• STATED GOAL:
Leave out any pictures and transcribe all other data below exactly.

• MATERIAL:
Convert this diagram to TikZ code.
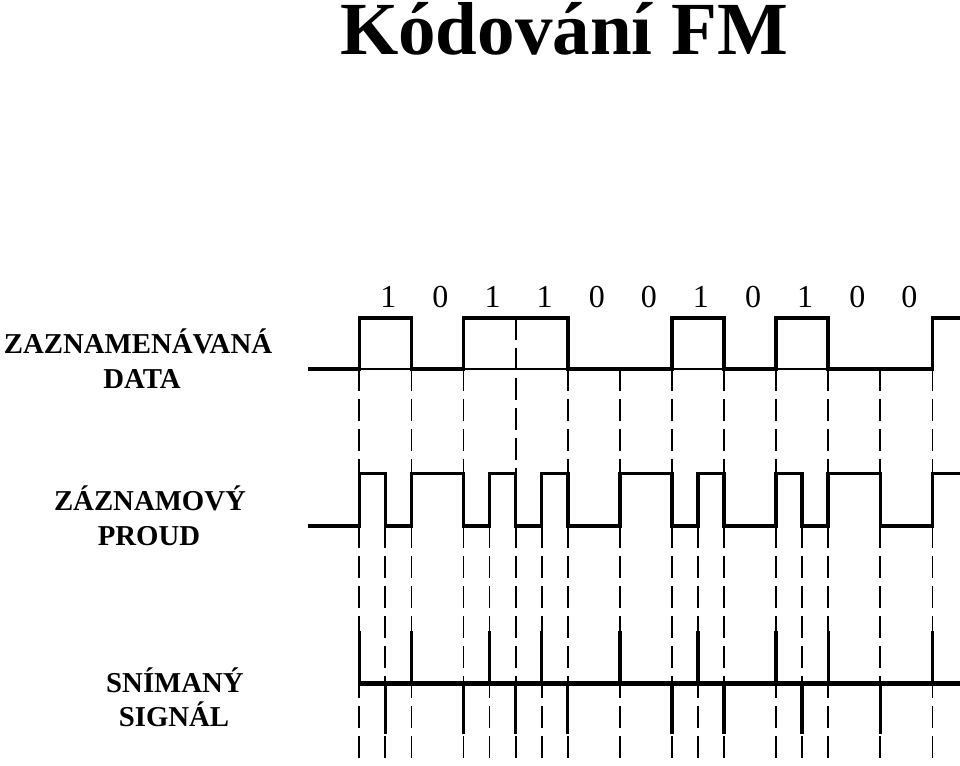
\documentclass[tikz,border=0pt]{standalone}
\usepackage{fontspec}
\setmainfont{Liberation Serif}
\begin{document}
\begin{tikzpicture}[x=1pt,y=-1pt,
  wave/.style={line width=3.6pt,line join=miter},
  base/.style={line width=1.2pt},
  guide/.style={line width=1.8pt,dash pattern=on 22pt off 8pt},
  pulse/.style={line width=3.4pt},
  lbl/.style={font=\fontsize{28.8}{28.8}\selectfont\bfseries,anchor=base,inner sep=0pt},
  bit/.style={font=\fontsize{32}{32}\selectfont,anchor=base,inner sep=0pt}]
\useasboundingbox (0,0) rectangle (960,765);

% title
\node[font=\fontsize{75}{75}\selectfont\bfseries,anchor=base,inner sep=0pt] (title) at (564,55) {Kódování FM};

% left labels
\node[lbl] (l1a) at (138,353) {ZAZNAMENÁVANÁ};
\node[lbl] (l1b) at (142,388) {DATA};
\node[lbl] (l2a) at (150,510) {ZÁZNAMOVÝ};
\node[lbl] (l2b) at (149,545) {PROUD};
\node[lbl] (l3a) at (175,692) {SNÍMANÝ};
\node[lbl] (l3b) at (174,726) {SIGNÁL};

% bit labels
\foreach \b [count=\k from 0] in {1,0,1,1,0,0,1,0,1,0,0}
  \node[bit] (b\k) at ({359.3+52.1*\k+26.05+3},307) {\b};

% guide lines: data -> recording current (bit boundaries)
\foreach \x in {359.3,411.4,463.5,567.7,619.8,671.9,724,776.1,828.2,880.3,932.4}
  \draw[guide] (\x,369) -- (\x,473.3);
\draw[guide] (515.6,317.7) -- (515.6,473.3);

% guide lines: recording current -> bottom (all transitions)
\foreach \x in {359.3,385.35,411.4,463.5,489.55,515.6,541.65,567.7,619.8,671.9,697.95,724,776.1,802.15,828.2,880.3,932.4}
  \draw[guide] (\x,526) -- (\x,762);

% data waveform
\draw[base] (359.3,369) -- (932.4,369);
\draw[wave] (308,369) -- (359.3,369) -- (359.3,317.7) -- (411.4,317.7) -- (411.4,369)
  -- (463.5,369) -- (463.5,317.7) -- (567.7,317.7) -- (567.7,369)
  -- (671.9,369) -- (671.9,317.7) -- (724,317.7) -- (724,369)
  -- (776.1,369) -- (776.1,317.7) -- (828.2,317.7) -- (828.2,369)
  -- (932.4,369) -- (932.4,317.7) -- (960,317.7);

% FM recording current
\draw[wave] (308,526) -- (359.3,526) -- (359.3,473.3) -- (385.35,473.3) -- (385.35,526)
  -- (411.4,526) -- (411.4,473.3) -- (463.5,473.3) -- (463.5,526)
  -- (489.55,526) -- (489.55,473.3) -- (515.6,473.3) -- (515.6,526)
  -- (541.65,526) -- (541.65,473.3) -- (567.7,473.3) -- (567.7,526)
  -- (619.8,526) -- (619.8,473.3) -- (671.9,473.3) -- (671.9,526)
  -- (697.95,526) -- (697.95,473.3) -- (724,473.3) -- (724,526)
  -- (776.1,526) -- (776.1,473.3) -- (802.15,473.3) -- (802.15,526)
  -- (828.2,526) -- (828.2,473.3) -- (880.3,473.3) -- (880.3,526)
  -- (932.4,526) -- (932.4,473.3) -- (960,473.3);

% read signal
\draw[line width=5pt] (359.3,683.3) -- (960,683.3);
\foreach \x in {359.3,411.4,489.55,541.65,619.8,697.95,776.1,828.2,932.4}
  \draw[pulse] (\x,683.3) -- (\x,630.7);
\foreach \x in {385.35,463.5,515.6,567.7,671.9,724,802.15,880.3}
  \draw[pulse] (\x,683.3) -- (\x,734.3);
\end{tikzpicture}
\end{document}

• WRITTEN RESPONSE:
Convert this diagram to TikZ code.
\documentclass[tikz,border=0pt]{standalone}
\usepackage{fontspec}
\setmainfont{Liberation Serif}
\begin{document}
\begin{tikzpicture}[x=1pt,y=-1pt,
  wave/.style={line width=3.6pt,line join=miter},
  base/.style={line width=1.2pt},
  guide/.style={line width=1.8pt,dash pattern=on 22pt off 8pt},
  pulse/.style={line width=3.4pt},
  lbl/.style={font=\fontsize{28.8}{28.8}\selectfont\bfseries,anchor=base,inner sep=0pt},
  bit/.style={font=\fontsize{32}{32}\selectfont,anchor=base,inner sep=0pt}]
\useasboundingbox (0,0) rectangle (960,765);

% title
\node[font=\fontsize{75}{75}\selectfont\bfseries,anchor=base,inner sep=0pt] (title) at (564,55) {Kódování FM};

% left labels
\node[lbl] (l1a) at (138,353) {ZAZNAMENÁVANÁ};
\node[lbl] (l1b) at (142,388) {DATA};
\node[lbl] (l2a) at (150,510) {ZÁZNAMOVÝ};
\node[lbl] (l2b) at (149,545) {PROUD};
\node[lbl] (l3a) at (175,692) {SNÍMANÝ};
\node[lbl] (l3b) at (174,726) {SIGNÁL};

% bit labels
\foreach \b [count=\k from 0] in {1,0,1,1,0,0,1,0,1,0,0}
  \node[bit] (b\k) at ({359.3+52.1*\k+26.05+3},307) {\b};

% guide lines: data -> recording current (bit boundaries)
\foreach \x in {359.3,411.4,463.5,567.7,619.8,671.9,724,776.1,828.2,880.3,932.4}
  \draw[guide] (\x,369) -- (\x,473.3);
\draw[guide] (515.6,317.7) -- (515.6,473.3);

% guide lines: recording current -> bottom (all transitions)
\foreach \x in {359.3,385.35,411.4,463.5,489.55,515.6,541.65,567.7,619.8,671.9,697.95,724,776.1,802.15,828.2,880.3,932.4}
  \draw[guide] (\x,526) -- (\x,762);

% data waveform
\draw[base] (359.3,369) -- (932.4,369);
\draw[wave] (308,369) -- (359.3,369) -- (359.3,317.7) -- (411.4,317.7) -- (411.4,369)
  -- (463.5,369) -- (463.5,317.7) -- (567.7,317.7) -- (567.7,369)
  -- (671.9,369) -- (671.9,317.7) -- (724,317.7) -- (724,369)
  -- (776.1,369) -- (776.1,317.7) -- (828.2,317.7) -- (828.2,369)
  -- (932.4,369) -- (932.4,317.7) -- (960,317.7);

% FM recording current
\draw[wave] (308,526) -- (359.3,526) -- (359.3,473.3) -- (385.35,473.3) -- (385.35,526)
  -- (411.4,526) -- (411.4,473.3) -- (463.5,473.3) -- (463.5,526)
  -- (489.55,526) -- (489.55,473.3) -- (515.6,473.3) -- (515.6,526)
  -- (541.65,526) -- (541.65,473.3) -- (567.7,473.3) -- (567.7,526)
  -- (619.8,526) -- (619.8,473.3) -- (671.9,473.3) -- (671.9,526)
  -- (697.95,526) -- (697.95,473.3) -- (724,473.3) -- (724,526)
  -- (776.1,526) -- (776.1,473.3) -- (802.15,473.3) -- (802.15,526)
  -- (828.2,526) -- (828.2,473.3) -- (880.3,473.3) -- (880.3,526)
  -- (932.4,526) -- (932.4,473.3) -- (960,473.3);

% read signal
\draw[line width=5pt] (359.3,683.3) -- (960,683.3);
\foreach \x in {359.3,411.4,489.55,541.65,619.8,697.95,776.1,828.2,932.4}
  \draw[pulse] (\x,683.3) -- (\x,630.7);
\foreach \x in {385.35,463.5,515.6,567.7,671.9,724,802.15,880.3}
  \draw[pulse] (\x,683.3) -- (\x,734.3);
\end{tikzpicture}
\end{document}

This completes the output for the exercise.